Are You Taking Enough Risks in Your Career?
by Barbara Reinhold

"If you're not hearing 'no' at least once a day, you're not trying enough new things," feminist guru Gloria Steinem was heard to say a decade or so ago.

Similarly, Cisco Systems Vice President Dan Scheinman recently told Washington Post writer David Ignatius, "If you hit five out of five with your ideas, you won't do well here; if you hit eight out of ten, that's the Cisco way."

Or, as Intel's Janice Wilkins explains, "Risk-taking is not necessarily even something we do... it is who we are."

What's the prevailing acceptable ratio of success to failure where you work? And how are you behaving inside that environment? Is your Risk Quotient high or low? Answer the following ten questions about your own risk-taking behaviors over the past year. Your responses will tell you a lot about whether you might be short-circuiting your career.

Check all that apply:

My coworkers see me as a person who often has unusual ideas.

I believe in the axiom that it's often easier to get forgiveness than permission to try the things that really matter to you.

I made a miscalculation that turned out to be rather costly in the last year.

I see opportunities that others sometimes miss, because I turn problems around to look at them from all sides.

I often propose doing things in ways we haven't thought of before.

I don't let rank stand in my way when I have things to suggest -- I just take my ideas where I think they will do the most good.

Last year I made some suggestions that flew in the face of some of our "sacred cow" paradigms, and I lived to tell the tale.

My boss gives us permission to throw out our old assumptions and start over in solving a problem. That's when the fun begins for me.

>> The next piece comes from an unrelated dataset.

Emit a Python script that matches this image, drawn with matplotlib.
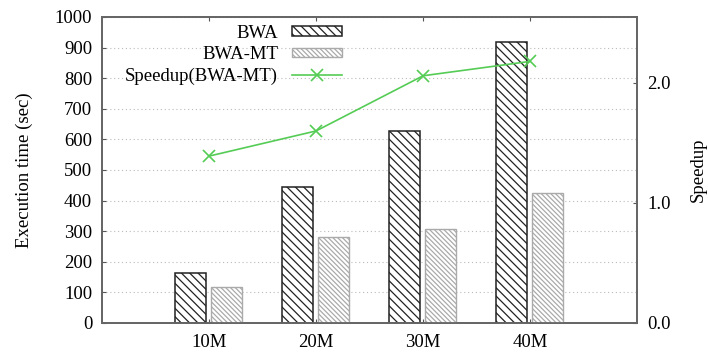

My boss generally shares enough information with me (of his own accord, or because I ask for it) so that I can be thinking about some of the really tough challenges facing our unit.

I often check out what the competition is doing to see if we could "liberate" and improve upon some of their approaches.

Your total risk quotient is:

So how did you do? And what's more, what difference does it make?

If your score was less than 7, it means you're probably functioning in a risk-aversive mode. The question then becomes who's holding you back -- the environment, you or both?

If it's you alone, then you know what to do. Talk it out with your boss, some smart friends or a professional coach or counselor, and somehow get yourself into a less cautious mindset.

If it's a combination of both you and the environment, or the environment alone, then it's time to consider taking yourself to a more risk-friendly place -- because success in the 21st century will be about taking chances.

Remember the research that found that the overwhelming majority of highly successful entrepreneurs had been in trouble at school or with the law during their adolescent years. There's something about not always following the rules that correlates with success.

You can count on the fact that failure-free equals success-free! No guts, no glory -- that old saying has never been more true.